Saturday, December 20, 2008

For Survival

The human body and the emotional state of man tries to push past certain emotional and ideological blocks in life. It is our new trials for survival of the fittest with completely new rules. Completely new desires. Completely new outcomes.

With our few human desires: first love, second I don’t know, that first one is all that I have deduced to have true meaning. The other desires tend to branch off the first. These desires are completed through different relationships, all which are human and therefore flawed. The flaws in each of our relationships stem from our own lack of human decision making which lately, I have personally seen fallen completely apart all too often. In all of this, we look to grow and survive from our own human emotion and anger at ourselves.
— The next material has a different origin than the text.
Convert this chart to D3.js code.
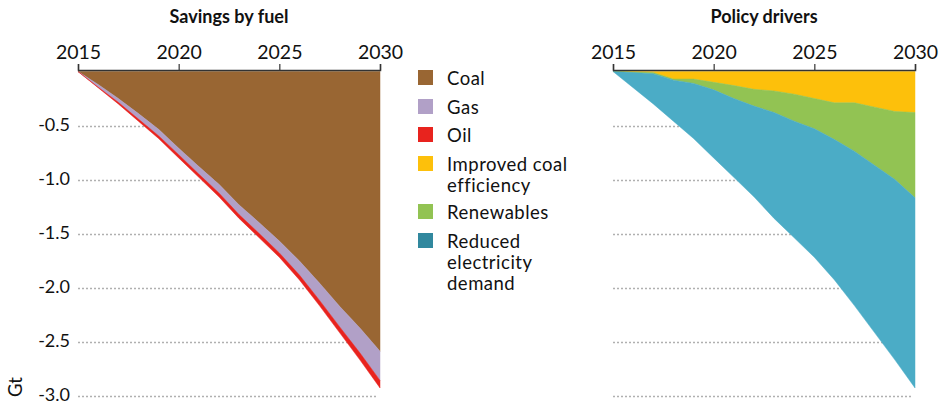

Especially it exasperates itself when it is pushed up in your face after a long absence by trying to deal with it separately. New feelings, emotions, struggles fall upon you as you realize the full capacity of what you have lost and where your decisions have brought you. When consequences move from a ideological standpoint to an actual and emotional one.

When these consequences arise, we all deal with them differently. As any being, we look to lessen the pain. An outlet for our feelings. As I try to get rid of the emotions and think straight, these desires for an outlet mount and the emotions take over. I sit back, look for an outlet, look for some way to alleviate the pain at my own stupidity.

And I honestly laughed at myself today -- not that it is a new thing -- but at the way I was trying to go about doing this. I had a few options: continue in my feeling sorry for myself and at my stupid decisions; move on and just continue trying to block the emotions; or jump ahead, prove to everybody that I am better than everybody while denying the emotions. None of these were practical, none of these would actually work. This stupid idea made me think I needed to make all this money so I could instead move on and move up in the world. My own stupidity decides that money will fix things. I can’t do that. Money will not do anything. It will only move myself from one place to another with the same person. I need to fix me. I need to change myself. As high school kids turn into college kids turn into kids with careers with their own kids, nothing changes with the person unless they do something to grow up. Nothing changes except the surroundings and the circumstances.

So here I continue alone with my hopes and dreams and funny stupid ideas. It will finish out, and I know it will be better. You tend to go where you are looking, so I will keep looking to where I need to be. This boy to man thing is really draining.

1 comment:

Anonymous said...

I agree to the outmost, but i do think that there are moments in life that you can't overcome by yourself. You do not need to change yourself, but maybe your mindset or your goals. Life is a non-stop ride, some parts fun, some parts you want to just jump off. God is the one that i look to when i have these kinds of troubles. He saves my butt many many times, I'm sure he can do the same for you my friend.